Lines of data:
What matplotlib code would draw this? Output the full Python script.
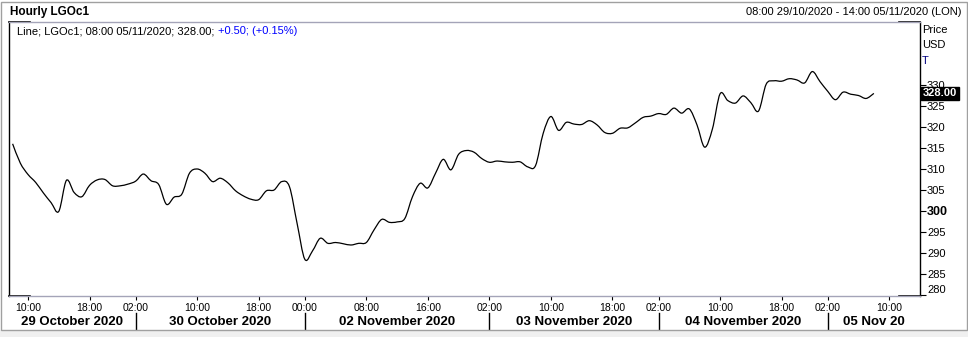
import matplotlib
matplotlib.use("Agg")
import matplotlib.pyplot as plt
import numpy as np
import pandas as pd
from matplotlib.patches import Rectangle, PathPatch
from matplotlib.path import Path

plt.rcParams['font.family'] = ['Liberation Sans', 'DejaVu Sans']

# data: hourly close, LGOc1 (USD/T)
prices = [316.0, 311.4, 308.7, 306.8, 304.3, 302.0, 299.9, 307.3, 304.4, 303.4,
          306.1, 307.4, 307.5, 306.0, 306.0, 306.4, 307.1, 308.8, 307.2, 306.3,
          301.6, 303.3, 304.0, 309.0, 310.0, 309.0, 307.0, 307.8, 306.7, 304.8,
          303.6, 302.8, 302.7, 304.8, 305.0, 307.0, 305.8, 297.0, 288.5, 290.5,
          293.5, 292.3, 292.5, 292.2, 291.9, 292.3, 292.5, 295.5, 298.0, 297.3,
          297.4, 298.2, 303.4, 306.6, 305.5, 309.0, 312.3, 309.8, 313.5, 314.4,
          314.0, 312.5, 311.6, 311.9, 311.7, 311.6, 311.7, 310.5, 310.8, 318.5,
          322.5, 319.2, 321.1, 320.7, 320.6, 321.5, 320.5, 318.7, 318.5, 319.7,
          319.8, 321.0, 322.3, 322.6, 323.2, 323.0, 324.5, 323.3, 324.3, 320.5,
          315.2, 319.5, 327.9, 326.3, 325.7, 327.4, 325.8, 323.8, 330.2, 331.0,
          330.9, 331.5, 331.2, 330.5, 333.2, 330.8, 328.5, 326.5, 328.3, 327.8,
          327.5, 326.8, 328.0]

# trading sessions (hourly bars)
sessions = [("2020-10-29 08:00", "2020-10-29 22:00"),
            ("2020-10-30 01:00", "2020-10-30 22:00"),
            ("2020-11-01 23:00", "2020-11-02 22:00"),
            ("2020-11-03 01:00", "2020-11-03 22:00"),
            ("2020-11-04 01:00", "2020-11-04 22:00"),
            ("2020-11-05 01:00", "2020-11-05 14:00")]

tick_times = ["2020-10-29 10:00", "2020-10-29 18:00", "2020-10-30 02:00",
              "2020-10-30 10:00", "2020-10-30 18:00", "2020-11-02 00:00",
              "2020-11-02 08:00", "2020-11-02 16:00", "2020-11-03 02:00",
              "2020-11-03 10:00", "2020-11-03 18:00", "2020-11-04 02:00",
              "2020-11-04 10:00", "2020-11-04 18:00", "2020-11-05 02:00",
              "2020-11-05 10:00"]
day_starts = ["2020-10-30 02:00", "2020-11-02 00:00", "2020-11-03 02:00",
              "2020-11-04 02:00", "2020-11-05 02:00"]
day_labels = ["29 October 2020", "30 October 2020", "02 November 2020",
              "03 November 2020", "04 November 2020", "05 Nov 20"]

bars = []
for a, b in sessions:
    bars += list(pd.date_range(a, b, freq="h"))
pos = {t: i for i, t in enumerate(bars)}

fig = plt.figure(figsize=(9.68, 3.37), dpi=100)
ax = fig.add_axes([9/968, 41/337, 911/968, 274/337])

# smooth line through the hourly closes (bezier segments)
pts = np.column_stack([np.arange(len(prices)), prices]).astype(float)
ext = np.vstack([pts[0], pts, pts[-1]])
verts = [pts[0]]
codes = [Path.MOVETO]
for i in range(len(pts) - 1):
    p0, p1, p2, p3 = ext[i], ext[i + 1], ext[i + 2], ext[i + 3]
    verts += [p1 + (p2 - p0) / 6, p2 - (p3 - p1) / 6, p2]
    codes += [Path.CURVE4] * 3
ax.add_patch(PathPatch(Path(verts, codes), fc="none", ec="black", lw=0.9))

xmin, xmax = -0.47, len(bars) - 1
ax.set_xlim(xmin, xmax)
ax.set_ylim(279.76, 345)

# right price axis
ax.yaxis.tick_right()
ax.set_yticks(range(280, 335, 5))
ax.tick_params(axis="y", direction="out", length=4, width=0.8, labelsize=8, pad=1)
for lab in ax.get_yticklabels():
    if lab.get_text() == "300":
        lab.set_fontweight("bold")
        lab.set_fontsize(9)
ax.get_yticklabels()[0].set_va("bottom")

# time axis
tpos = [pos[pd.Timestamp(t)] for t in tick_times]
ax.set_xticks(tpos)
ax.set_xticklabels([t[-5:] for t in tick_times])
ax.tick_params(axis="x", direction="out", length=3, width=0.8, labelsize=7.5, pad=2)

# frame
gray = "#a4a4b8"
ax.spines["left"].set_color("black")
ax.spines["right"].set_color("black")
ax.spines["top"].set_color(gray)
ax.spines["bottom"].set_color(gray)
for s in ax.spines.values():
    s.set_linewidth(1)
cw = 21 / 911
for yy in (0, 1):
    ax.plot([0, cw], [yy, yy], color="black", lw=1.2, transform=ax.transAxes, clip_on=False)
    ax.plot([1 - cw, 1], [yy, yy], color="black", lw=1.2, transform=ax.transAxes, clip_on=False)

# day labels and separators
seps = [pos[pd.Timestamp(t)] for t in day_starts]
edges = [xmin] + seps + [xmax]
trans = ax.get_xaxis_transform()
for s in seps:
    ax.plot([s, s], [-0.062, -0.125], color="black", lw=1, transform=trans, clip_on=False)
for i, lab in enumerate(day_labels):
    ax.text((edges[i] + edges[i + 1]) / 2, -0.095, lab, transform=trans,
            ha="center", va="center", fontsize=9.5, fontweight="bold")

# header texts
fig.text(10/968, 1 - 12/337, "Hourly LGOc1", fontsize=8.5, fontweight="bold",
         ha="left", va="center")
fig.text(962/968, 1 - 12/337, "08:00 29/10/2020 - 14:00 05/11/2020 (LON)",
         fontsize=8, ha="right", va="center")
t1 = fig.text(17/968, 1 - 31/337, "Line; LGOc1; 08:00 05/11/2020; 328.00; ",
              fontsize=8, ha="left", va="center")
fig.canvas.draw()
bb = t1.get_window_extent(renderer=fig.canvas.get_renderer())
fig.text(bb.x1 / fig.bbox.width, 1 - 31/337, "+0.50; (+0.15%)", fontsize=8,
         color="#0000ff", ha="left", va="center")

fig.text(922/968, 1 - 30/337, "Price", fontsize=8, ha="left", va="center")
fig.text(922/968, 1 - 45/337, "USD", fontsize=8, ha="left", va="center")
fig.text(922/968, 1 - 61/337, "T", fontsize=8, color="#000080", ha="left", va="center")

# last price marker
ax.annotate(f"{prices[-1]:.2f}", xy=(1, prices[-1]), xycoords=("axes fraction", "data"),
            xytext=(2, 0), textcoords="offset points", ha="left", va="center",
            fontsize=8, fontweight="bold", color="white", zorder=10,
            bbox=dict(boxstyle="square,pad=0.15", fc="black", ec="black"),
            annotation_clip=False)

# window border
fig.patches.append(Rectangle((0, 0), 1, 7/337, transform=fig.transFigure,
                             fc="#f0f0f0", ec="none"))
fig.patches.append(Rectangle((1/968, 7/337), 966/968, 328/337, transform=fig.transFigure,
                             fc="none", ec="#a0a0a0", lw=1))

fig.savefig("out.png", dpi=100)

* * *

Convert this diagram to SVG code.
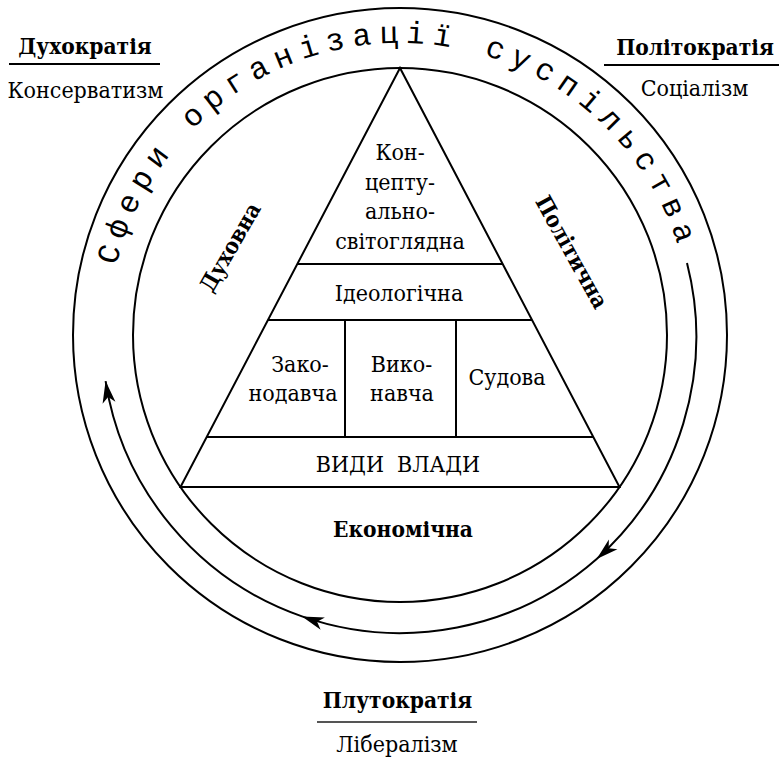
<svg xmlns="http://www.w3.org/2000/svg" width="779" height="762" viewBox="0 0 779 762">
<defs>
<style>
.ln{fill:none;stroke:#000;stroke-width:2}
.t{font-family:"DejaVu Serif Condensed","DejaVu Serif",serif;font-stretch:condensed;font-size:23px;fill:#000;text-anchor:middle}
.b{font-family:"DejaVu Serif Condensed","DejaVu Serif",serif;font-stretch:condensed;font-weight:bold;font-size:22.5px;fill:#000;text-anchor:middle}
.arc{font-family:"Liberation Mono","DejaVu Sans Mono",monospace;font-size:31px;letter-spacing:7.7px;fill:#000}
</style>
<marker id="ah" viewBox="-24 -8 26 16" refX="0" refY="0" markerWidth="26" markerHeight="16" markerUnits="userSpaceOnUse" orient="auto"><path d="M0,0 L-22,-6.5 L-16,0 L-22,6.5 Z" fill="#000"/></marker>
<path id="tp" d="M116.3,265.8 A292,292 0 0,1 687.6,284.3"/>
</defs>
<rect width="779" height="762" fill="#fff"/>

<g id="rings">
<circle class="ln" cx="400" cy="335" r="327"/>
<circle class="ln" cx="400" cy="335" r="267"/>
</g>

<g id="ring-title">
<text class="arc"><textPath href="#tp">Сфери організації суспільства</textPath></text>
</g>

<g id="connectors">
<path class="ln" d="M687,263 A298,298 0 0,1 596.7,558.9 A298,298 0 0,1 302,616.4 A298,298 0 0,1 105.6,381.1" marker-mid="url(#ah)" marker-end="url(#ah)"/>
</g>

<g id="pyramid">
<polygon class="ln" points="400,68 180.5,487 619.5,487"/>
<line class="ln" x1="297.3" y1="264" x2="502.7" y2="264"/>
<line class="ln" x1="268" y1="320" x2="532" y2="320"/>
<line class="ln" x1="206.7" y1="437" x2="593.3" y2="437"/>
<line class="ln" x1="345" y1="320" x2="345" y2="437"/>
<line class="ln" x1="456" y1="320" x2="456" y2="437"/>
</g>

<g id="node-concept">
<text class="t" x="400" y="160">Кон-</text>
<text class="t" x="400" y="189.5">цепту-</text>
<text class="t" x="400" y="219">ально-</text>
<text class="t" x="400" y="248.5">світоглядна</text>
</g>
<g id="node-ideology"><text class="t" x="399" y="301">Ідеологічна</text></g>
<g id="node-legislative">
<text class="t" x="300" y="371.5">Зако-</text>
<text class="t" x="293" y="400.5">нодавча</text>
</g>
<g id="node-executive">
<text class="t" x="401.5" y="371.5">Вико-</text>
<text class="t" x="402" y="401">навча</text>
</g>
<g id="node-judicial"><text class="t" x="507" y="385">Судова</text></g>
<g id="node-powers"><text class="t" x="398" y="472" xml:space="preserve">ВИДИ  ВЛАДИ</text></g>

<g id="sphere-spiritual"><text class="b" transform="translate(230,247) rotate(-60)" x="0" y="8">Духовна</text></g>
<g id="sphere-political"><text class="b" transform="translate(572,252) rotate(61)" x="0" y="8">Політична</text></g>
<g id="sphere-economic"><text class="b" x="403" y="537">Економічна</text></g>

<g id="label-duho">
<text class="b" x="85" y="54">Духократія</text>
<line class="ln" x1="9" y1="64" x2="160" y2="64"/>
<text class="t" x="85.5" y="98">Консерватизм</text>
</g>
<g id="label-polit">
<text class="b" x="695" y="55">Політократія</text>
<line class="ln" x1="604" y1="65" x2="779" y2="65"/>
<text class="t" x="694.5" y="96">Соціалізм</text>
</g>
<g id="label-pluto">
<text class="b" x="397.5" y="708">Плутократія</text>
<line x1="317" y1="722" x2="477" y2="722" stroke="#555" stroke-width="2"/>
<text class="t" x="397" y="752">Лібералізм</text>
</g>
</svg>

What the task requires: Pick each line holding the word "draw" out of the data and copy it.

Answer:
What matplotlib code would draw this? Output the full Python script.
fig.canvas.draw()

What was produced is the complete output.